Life and Adventures of Jack Engle: An Auto-Biography: A Story of New York at the Present Time in Which the Reader Will Find Some Familiar Characters is a city mystery novel by Walt Whitman. It was first published anonymously in 1852 as a serial in a newspaper before being rediscovered in 2017, when it was reprinted in journal article and book form.
Background
Life and Adventures of Jack Engle was first published anonymously in serial form in the New YorkSunday Dispatch newspaper from March 14 to April 18, 1852. It was advertised in The New York Times as a "Rich Revelation" and an "Auto-Biography."[1]

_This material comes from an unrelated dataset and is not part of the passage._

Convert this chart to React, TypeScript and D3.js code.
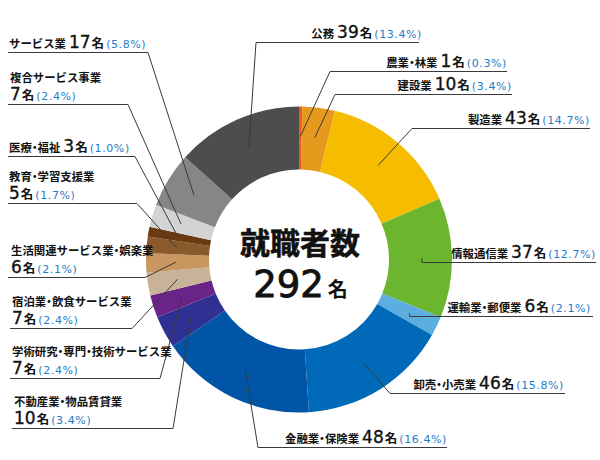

It was unknown and not republished until in 2017 in the academic journal Walt Whitman Quarterly Review after it was rediscovered by University of Houston[2] graduate student Zachary Turpin as a work by Whitman.[3][4]
Reprinting and reception
After its rediscovery, Jennifer Schuessler in The New York Times called the work a "quasi-Dickensian tale" with "more than a few unlikely plot twists and jarring narrative shifts".[5] Turpin called it "a fun, rollicking, creative, twisty, bizarre little book".[6] In 2017 the story was published in book form, edited and introduced by Turpin, by the University of Iowa Press in its Iowa Whitman Series.[7] There is yet little literary scholarship on the novel; the first two critical essays to deal with the novel—authored by Stefan Schöberlein and Stephanie M. Blalock,[8] and Scott T. Zukowski[9]—appeared in the Walt Whitman Quarterly Review in 2020.